■ Problem requirements ■
Output exactly the span of lines that begins at the line containing "Write a Python" and ends at the line containing "y_label = 'Base Shear (kips)'", both lines included.

■ Input ■

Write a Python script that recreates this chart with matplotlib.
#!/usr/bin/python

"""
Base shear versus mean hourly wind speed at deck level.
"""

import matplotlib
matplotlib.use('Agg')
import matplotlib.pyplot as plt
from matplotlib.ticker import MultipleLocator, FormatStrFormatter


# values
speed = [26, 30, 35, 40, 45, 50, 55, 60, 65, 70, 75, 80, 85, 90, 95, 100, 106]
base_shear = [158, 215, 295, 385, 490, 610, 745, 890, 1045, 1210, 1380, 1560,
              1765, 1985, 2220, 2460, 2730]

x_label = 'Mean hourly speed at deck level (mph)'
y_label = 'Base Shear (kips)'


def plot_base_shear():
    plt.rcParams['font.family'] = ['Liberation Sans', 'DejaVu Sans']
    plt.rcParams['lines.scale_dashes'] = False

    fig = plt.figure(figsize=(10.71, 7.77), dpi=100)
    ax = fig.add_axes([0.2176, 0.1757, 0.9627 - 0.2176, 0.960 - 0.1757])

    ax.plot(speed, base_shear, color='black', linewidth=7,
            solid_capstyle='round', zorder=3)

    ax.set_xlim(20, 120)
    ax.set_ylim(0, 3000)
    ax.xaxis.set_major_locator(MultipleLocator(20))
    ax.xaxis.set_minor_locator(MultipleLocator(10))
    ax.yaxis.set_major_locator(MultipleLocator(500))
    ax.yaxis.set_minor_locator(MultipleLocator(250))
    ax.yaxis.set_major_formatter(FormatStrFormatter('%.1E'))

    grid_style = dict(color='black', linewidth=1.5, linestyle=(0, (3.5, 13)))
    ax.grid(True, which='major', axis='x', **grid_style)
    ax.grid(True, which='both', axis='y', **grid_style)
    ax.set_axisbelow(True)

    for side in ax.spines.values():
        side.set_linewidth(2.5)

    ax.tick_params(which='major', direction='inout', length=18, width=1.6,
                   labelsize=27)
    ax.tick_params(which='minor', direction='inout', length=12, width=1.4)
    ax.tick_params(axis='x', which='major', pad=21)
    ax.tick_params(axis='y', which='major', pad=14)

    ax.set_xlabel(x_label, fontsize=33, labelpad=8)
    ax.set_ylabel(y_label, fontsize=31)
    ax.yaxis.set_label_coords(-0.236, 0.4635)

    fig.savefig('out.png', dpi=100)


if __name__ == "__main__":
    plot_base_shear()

==

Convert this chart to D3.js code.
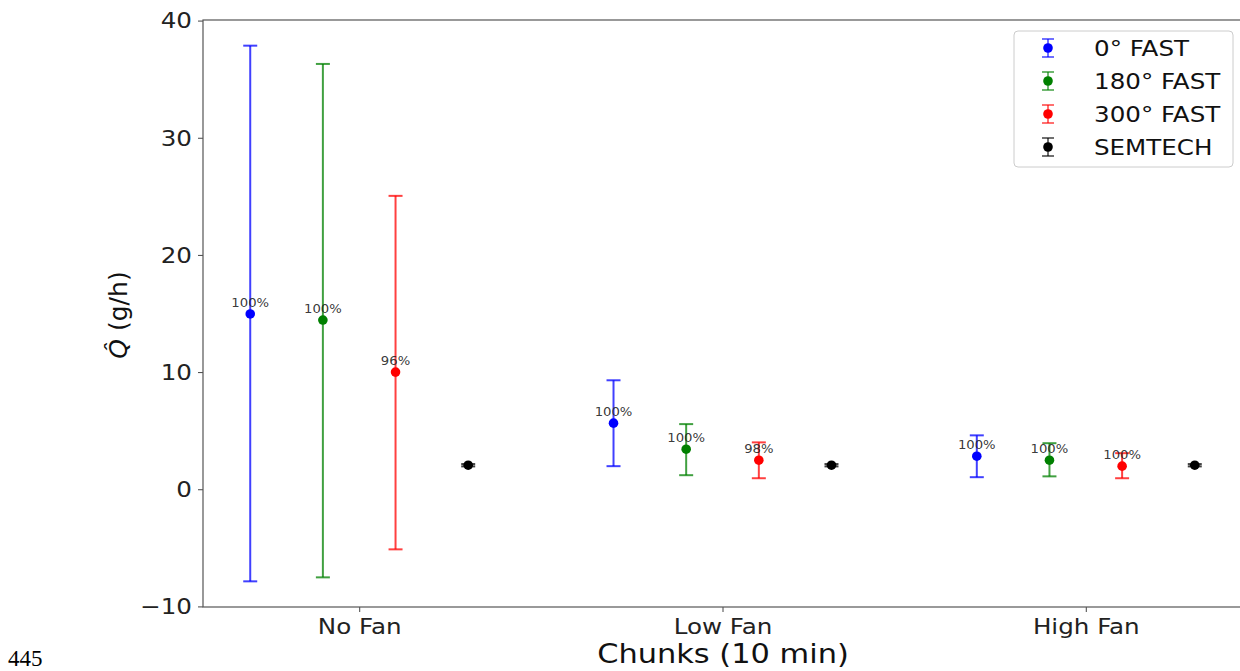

---

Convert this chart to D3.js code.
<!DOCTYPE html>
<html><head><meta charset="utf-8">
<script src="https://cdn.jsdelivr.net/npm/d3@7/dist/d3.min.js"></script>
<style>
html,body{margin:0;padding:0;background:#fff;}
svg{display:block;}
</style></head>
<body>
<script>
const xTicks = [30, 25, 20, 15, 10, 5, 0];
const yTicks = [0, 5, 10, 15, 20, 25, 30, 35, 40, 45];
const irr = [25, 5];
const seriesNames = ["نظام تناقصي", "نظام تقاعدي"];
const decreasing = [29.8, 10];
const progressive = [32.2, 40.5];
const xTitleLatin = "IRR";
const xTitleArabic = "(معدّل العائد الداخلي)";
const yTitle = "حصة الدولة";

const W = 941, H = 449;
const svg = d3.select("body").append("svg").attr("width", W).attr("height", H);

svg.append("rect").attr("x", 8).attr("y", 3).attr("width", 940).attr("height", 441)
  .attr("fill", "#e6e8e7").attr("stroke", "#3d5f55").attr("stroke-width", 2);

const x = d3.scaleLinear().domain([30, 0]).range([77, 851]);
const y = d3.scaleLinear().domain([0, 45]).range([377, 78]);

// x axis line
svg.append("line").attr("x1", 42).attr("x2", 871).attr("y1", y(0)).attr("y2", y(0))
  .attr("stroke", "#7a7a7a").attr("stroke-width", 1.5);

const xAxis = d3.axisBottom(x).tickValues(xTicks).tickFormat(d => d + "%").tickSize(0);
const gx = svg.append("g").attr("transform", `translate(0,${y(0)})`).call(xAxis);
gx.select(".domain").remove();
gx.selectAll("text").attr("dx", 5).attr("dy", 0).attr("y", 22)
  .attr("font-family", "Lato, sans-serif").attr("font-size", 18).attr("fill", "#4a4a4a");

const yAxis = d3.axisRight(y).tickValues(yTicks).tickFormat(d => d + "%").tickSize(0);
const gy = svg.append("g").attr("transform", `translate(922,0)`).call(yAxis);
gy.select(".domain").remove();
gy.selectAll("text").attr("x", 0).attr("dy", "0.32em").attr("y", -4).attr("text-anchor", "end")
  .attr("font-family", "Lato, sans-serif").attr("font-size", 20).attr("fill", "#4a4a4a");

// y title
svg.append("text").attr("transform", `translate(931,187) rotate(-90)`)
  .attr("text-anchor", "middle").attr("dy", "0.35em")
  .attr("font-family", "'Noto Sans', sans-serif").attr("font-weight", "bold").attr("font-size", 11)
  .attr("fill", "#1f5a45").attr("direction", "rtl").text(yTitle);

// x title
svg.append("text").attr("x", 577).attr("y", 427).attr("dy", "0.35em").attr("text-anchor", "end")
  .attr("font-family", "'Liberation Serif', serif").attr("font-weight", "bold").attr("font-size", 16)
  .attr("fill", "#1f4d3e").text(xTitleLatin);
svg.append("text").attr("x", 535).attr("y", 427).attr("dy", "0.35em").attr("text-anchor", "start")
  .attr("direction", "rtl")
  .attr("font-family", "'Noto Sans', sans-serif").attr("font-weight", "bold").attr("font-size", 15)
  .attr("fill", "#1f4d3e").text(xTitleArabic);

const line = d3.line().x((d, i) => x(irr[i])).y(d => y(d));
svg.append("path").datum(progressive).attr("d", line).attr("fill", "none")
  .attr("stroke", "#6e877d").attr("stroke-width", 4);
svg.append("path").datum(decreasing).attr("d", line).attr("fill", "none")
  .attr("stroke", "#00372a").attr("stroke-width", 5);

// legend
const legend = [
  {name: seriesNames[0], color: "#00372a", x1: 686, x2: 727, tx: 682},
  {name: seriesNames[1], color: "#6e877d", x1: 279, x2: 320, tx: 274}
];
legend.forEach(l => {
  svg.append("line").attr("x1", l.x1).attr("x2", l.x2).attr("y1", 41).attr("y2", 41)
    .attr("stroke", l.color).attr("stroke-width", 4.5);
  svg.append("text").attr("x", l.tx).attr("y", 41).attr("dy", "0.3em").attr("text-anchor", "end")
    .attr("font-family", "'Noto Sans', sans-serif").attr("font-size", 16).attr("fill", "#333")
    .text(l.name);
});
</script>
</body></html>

■ Written answer ■
Write a Python script that recreates this chart with matplotlib.
#!/usr/bin/python

"""
Base shear versus mean hourly wind speed at deck level.
"""

import matplotlib
matplotlib.use('Agg')
import matplotlib.pyplot as plt
from matplotlib.ticker import MultipleLocator, FormatStrFormatter


# values
speed = [26, 30, 35, 40, 45, 50, 55, 60, 65, 70, 75, 80, 85, 90, 95, 100, 106]
base_shear = [158, 215, 295, 385, 490, 610, 745, 890, 1045, 1210, 1380, 1560,
              1765, 1985, 2220, 2460, 2730]

x_label = 'Mean hourly speed at deck level (mph)'
y_label = 'Base Shear (kips)'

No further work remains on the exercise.